§ Directions for this task
Report each line of the data that includes the word "standalone".

§ Supplied records

* Start *

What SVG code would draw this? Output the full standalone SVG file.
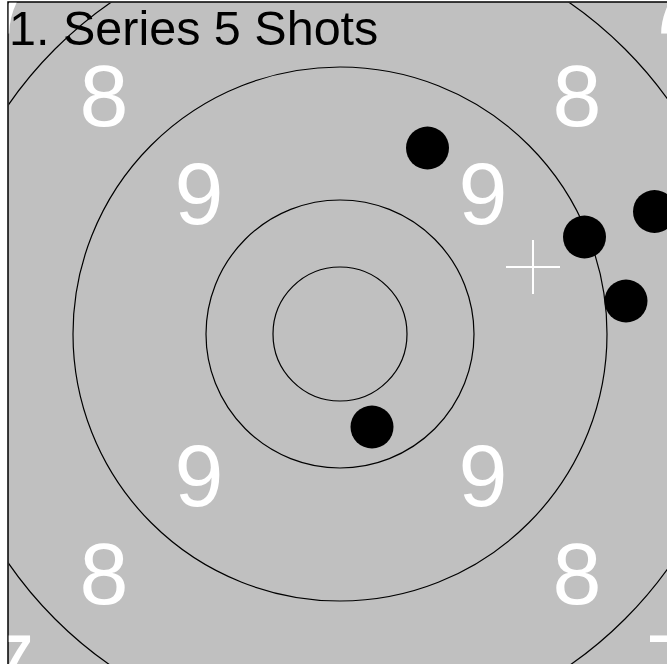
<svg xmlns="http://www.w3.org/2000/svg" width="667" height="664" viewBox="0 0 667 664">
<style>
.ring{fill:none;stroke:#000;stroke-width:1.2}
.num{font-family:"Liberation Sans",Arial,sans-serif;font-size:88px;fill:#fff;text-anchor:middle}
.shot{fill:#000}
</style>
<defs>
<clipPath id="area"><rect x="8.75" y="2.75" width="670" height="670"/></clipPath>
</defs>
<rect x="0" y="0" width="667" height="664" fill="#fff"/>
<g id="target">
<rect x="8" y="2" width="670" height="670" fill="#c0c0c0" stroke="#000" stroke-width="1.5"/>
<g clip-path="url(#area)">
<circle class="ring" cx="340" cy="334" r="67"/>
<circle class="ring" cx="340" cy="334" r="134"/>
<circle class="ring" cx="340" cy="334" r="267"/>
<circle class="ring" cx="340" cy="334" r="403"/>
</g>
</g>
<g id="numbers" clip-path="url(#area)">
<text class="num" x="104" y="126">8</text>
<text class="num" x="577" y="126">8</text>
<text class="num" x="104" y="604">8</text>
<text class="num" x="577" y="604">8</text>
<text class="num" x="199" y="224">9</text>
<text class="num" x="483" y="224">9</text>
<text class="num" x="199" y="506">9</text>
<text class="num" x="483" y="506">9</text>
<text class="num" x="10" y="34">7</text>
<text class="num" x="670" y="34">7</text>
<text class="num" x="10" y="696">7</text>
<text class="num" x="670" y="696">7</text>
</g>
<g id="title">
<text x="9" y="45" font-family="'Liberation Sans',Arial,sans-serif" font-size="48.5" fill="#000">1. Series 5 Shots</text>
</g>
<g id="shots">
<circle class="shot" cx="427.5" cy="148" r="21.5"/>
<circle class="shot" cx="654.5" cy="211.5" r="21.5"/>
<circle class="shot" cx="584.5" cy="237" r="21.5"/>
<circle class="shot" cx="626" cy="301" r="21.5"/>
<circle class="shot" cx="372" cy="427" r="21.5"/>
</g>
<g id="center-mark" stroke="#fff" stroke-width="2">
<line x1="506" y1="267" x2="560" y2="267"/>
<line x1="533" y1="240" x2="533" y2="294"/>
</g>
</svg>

* End *
* Start *

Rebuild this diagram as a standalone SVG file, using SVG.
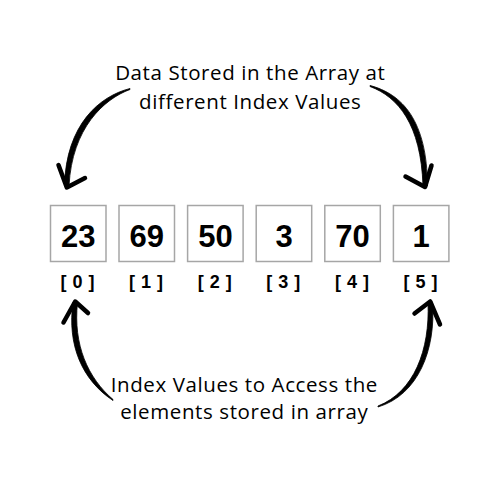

* End *

§ Exercise answer
What SVG code would draw this? Output the full standalone SVG file.
Rebuild this diagram as a standalone SVG file, using SVG.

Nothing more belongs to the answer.